En torno a 1440, Nicolás de Cusa, sacerdote, filósofo, humanista, pensó que Dios (o el universo, que para él por momentos podían coincidir) era un círculo cuyo centro estaba en todas partes y su perímetro en ninguna… Este dios ubicuo me recuerda por estos días a otro dios, quizás menos remoto y tal vez con más sex appeal: el diseño y su expansión cuasi galáctica.
El diseño ha devenido global, no solo en cuanto tal, sino en tanto que sus prácticas, objetos y sobre todo, sus discursos, colorean, tiñen o identifican a otras prácticas muy consolidadas como las de la empresa, la política o la ciencia, sin ir más lejos.
Sin embargo, en el marco de esta especie de “colonización” simbólica, en la que el término diseño se propone como palabra/emblema de una lingua franca comprensible por todos a todo nivel, también aparece con fuerza creciente la constatación práctica y teórica de una real cultura del diseño, producto de decenios de existencia.
Paradoja, por lo tanto, que se tensa entre serlo todo en general, como aquel cómico argentino Daniel Aráoz y su personaje en televisión, que se sentaba tras un escritorio con un cartelito que decía “Licenciado en Todo” y la obviedad de que hay algo de verdad en su difusión como escenario estético y simbólico de nuestras sociedades.
El propósito de definir o redefinir -de caracterizar más específicamente- al diseño surge con fuerza en el momento en que su autonomía disciplinar, su campo propio se dibuja con nitidez. Es como un doble motor en el que, por una vía, se constata la existencia de una cultura del diseño y, por otra, se exigen nuevas caracterizaciones que permitan diferenciar (en el sentido de una diferencia enriquecedora y no excluyente) la dimensión propia, disciplinar y profesional del diseño, de aquellos otros campos y actividades que lo entrecruzan y que establecen relaciones sinérgicas con él.
En el momento en que el término (más que el concepto, desafortunadamente) es aceptado y utilizado estratégicamente por muchos enunciados (y muchos “enunciadores”, algunos poco fiables, de verdad) sociales, económicos y culturales, se vuelve interesante –imprescindible quizás- retomar, en el escenario de su multiplicidad, la discusión sobre sus características ciertamente propias.
El momento actual puede ser entendido como uno en el que se requiere crear una “nueva narrativa” para la práctica del diseño, como reflexionaba Milton Glaser en 1995. El mosaico, y por momentos el collage, cuando no el liso y llano frankestein de definiciones y redefiniciones internas y externas, pone en evidencia las dificultades, imprecisiones u oscuridades, pero también la riqueza del trabajo interpretativo y esclarecedor.

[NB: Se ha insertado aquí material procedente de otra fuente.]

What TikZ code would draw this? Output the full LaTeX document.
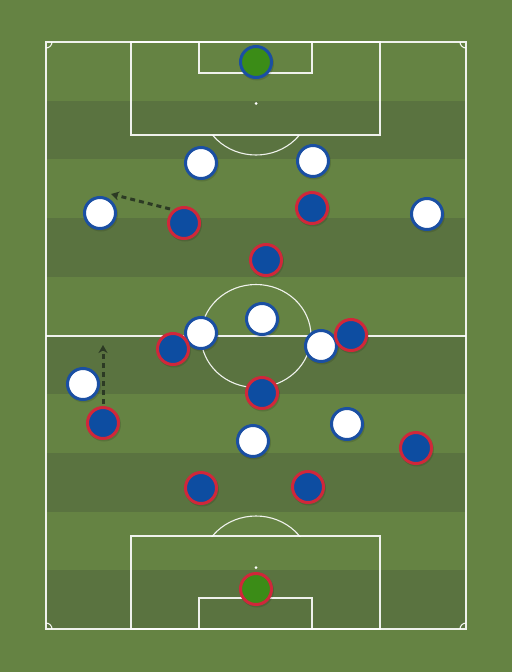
\documentclass[tikz,border=0pt]{standalone}
\usetikzlibrary{arrows.meta}
\definecolor{grasslight}{HTML}{658343}
\definecolor{grassdark}{HTML}{5A7340}
\definecolor{kitblue}{HTML}{0D4DA1}
\definecolor{rimblue}{HTML}{1A4FA3}
\definecolor{rimred}{HTML}{D0273A}
\definecolor{gkgreen}{HTML}{3B8C17}
\definecolor{arrowdark}{HTML}{2C3A24}
\tikzset{
  pline/.style={draw=white, line width=1.1pt, opacity=0.9},
  plr/.style={circle, minimum size=31pt, inner sep=0pt, line width=3pt},
  homeplr/.style={plr, draw=rimblue, fill=white},
  awayplr/.style={plr, draw=rimred, fill=kitblue},
  gkhome/.style={plr, draw=rimblue, fill=gkgreen},
  gkaway/.style={plr, draw=rimred, fill=gkgreen},
  runarrow/.style={draw=arrowdark, line width=3pt, dash pattern=on 5pt off 4pt, -{Stealth[length=8pt,width=9pt]}, shorten >=0pt},
  shadowdot/.style={fill=black, opacity=0.12}
}
\begin{document}
\begin{tikzpicture}[x=1pt,y=-1pt]
\useasboundingbox (0,0) rectangle (512,672);
\fill[grasslight] (0,0) rectangle (512,672);
% stripes
\foreach \i in {1,3,5,7,9} {
  \fill[grassdark] (46,{42+\i*58.7}) rectangle (466,{42+(\i+1)*58.7});
}
% pitch outline
\draw[pline] (46,42) rectangle (466,629);
\draw[pline] (46,336) -- (466,336);
\draw[pline] (256,336) ellipse [x radius=55, y radius=51.5];
% top penalty area
\draw[pline] (131,42) rectangle (380,135);
\draw[pline] (199,42) rectangle (312,73);
\fill[white] (256,103.5) circle (1.5);
\begin{scope}
  \clip (131,135) rectangle (380,200);
  \draw[pline] (256,103.5) ellipse [x radius=55, y radius=51.5];
\end{scope}
% bottom penalty area
\draw[pline] (131,536) rectangle (380,629);
\draw[pline] (199,598) rectangle (312,629);
\fill[white] (256,567.5) circle (1.5);
\begin{scope}
  \clip (131,470) rectangle (380,536);
  \draw[pline] (256,567.5) ellipse [x radius=55, y radius=51.5];
\end{scope}
% corner arcs
\draw[pline] (52,42) arc[start angle=0, end angle=90, x radius=6, y radius=6];
\draw[pline] (460,42) arc[start angle=180, end angle=90, x radius=6, y radius=6];
\draw[pline] (52,629) arc[start angle=0, end angle=-90, x radius=6, y radius=6];
\draw[pline] (460,629) arc[start angle=180, end angle=270, x radius=6, y radius=6];
% shadows
\foreach \x/\y in {256/62,201/163,313/161,100/213,427/214,262/319,201/333,321/346,83/384,347/424,253/441,
                   184/223,312/208,266/260,173/349,351/335,262/393,103/423,416/448,201/488,308/487,256/589} {
  \fill[shadowdot] (\x+1,\y+1.5) circle (17);
}
% home team (white)
\node[gkhome] (hgk) at (256,62) {};
\node[homeplr] (h1) at (201,163) {};
\node[homeplr] (h2) at (313,161) {};
\node[homeplr] (h3) at (100,213) {};
\node[homeplr] (h4) at (427,214) {};
\node[homeplr] (h5) at (262,319) {};
\node[homeplr] (h6) at (201,333) {};
\node[homeplr] (h7) at (321,346) {};
\node[homeplr] (h8) at (83,384) {};
\node[homeplr] (h9) at (347,424) {};
\node[homeplr] (h10) at (253,441) {};
% away team (blue)
\node[awayplr] (a1) at (184,223) {};
\node[awayplr] (a2) at (312,208) {};
\node[awayplr] (a3) at (266,260) {};
\node[awayplr] (a4) at (173,349) {};
\node[awayplr] (a5) at (351,335) {};
\node[awayplr] (a6) at (262,393) {};
\node[awayplr] (a7) at (103,423) {};
\node[awayplr] (a8) at (416,448) {};
\node[awayplr] (a9) at (201,488) {};
\node[awayplr] (a10) at (308,487) {};
\node[gkaway] (agk) at (256,589) {};
% runs
\coordinate (r1end) at (111,194);
\coordinate (r2end) at (103,345);
\draw[runarrow] (a1.north west) ++(-2,-2) -- (r1end);
\draw[runarrow] (a7.north) ++(0,-2) -- (r2end);
\end{tikzpicture}
\end{document}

Pienso que el trabajo teórico, el de pensar algo para concebirlo, para que exista, es indispensable en dos momentos: cuando algo no es todavía evidente y cuando algo ha dejado de serlo. Claramente, el diseño se encuentra en el segundo caso. Se me dirá que no es así, que el diseño está en todas partes y que cualquiera sabe eso y que, ay, cualquiera puede hacerlo... Justamente, ese es nuestro problema.
La autonomía (etimológicamente significa “aquello que dicta sus propias leyes o normas”) del diseño supone un nivel irreductible (irrenunciable en términos éticos) a la heteronomía (cuando las normas y reglas las dicta otro) propiciada por actividades que lo entrecruzan (y lo atropellan las más de las veces) como la publicidad, el marketing o la industria misma. Por ejemplo, es habitual en muchas teorizaciones del diseño industrial la identificación entre diseño y producto. Sin embargo, este determinismo es refutable. Como reflexiona Ricardo Blanco, “el diseño tiene que ver también con la intención explícita de transformar un simple objeto o producto en un elemento de la cultura. Así, el objeto de diseño se convierte en un metaproducto, es decir, aquello que sucede más allá del producto mismo”.
Se abren varias perspectivas, pero ninguna es sencilla. Los ideólogos de la modernidad querían un mundo diseñado. Los empresarios de la posmodernidad exigen un diseño mundializado.
Los distraídos y los frívolos, muchos de ellos integrantes de las huestes del design, no notan la diferencia y se alegran cuando los reconocen por la calle.
Necesitamos repensar las cosas, sin dejar de hacerlas. Salir de las trampas de una nueva división del trabajo, la del capitalismo tardío, en la que lo que se fragmenta son los niveles de decisión y de criterio, y en la que el diseño y los diseñadores, no suelen quedarse con la mejor parte.
O quizás, agotados de intentar explicar o esclarecer qué es lo que hacemos, adopataremos el eslogan acuñado por un amigo mío, diseñador inteligente y escéptico miltante: “el diseño no existe, son los padres”.